A draft IMO circular is being proposed to make such exchange possible. The draft text (before approval at MEPC 76 in June 2021) states:


 “The Committee recommends that, in the case of entry into a port area where certain water qualities, such as high level of turbidity, high level of total suspended solids or low salinity, are identified to exceed the operational limitation of a ship’s ballast water management system (BWMS) or proper operation of the BWMS is not possible and if there is no available reception facility or port-based treatment system, the ship:

.1 may intake ballast water bypassing the BWMS and then move to an area where the BWMS can be operated properly to exchange ballast water in accordance with Guidelines (G6) using water treated by BWMS installed on board to comply with regulation D-2; and

.2 should record the uptake of ballast water and the subsequent ballast water exchange (BWE) plus ballast water treatment (BWT) operations in the ballast water record book and should discharge ballast water in accordance with the method determined by the port State of the next port of call.

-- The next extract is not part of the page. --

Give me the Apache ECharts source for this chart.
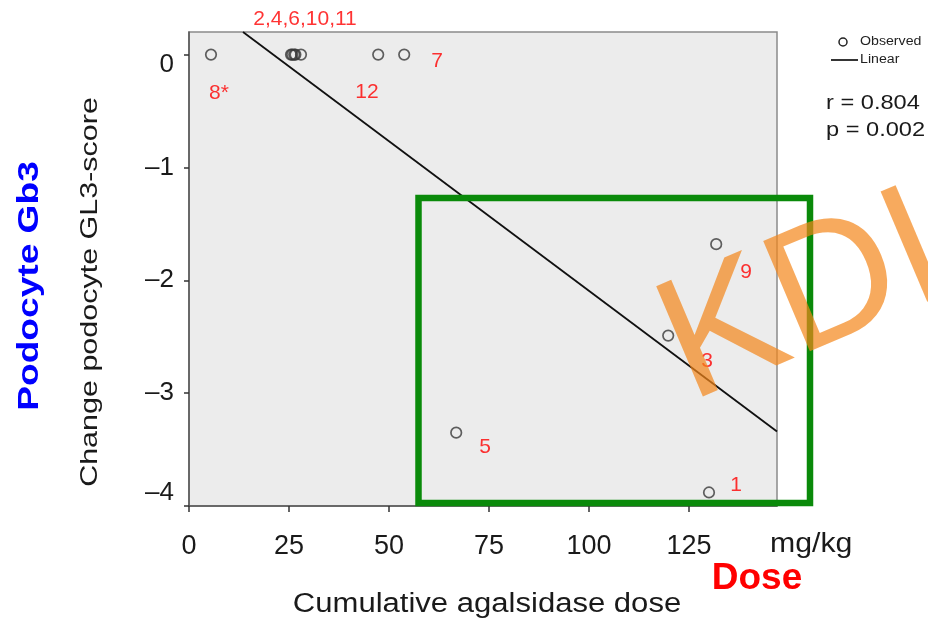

3 Regarding paragraph 2.1 above, the ballast water exchange area may be divided into two options:

  .1 Option 1 refers to a method of exchanging ballast water which was not fully treated, with seawater taken in the high seas at least 200 nautical miles from the nearest land and in water at least 200 metres in depth.

  .2 Option 2 refers to cases where the ship is unable to conduct BWE in accordance with Option 1, BWE should be conducted in designated areas for ballast water exchange established by the port State at the next port in accordance with regulation B-4.2; and in case no area has been designated, then as far from the nearest land as possible, and in all cases at least 50 nautical miles from the nearest land and in water at least 200 metres in depth”.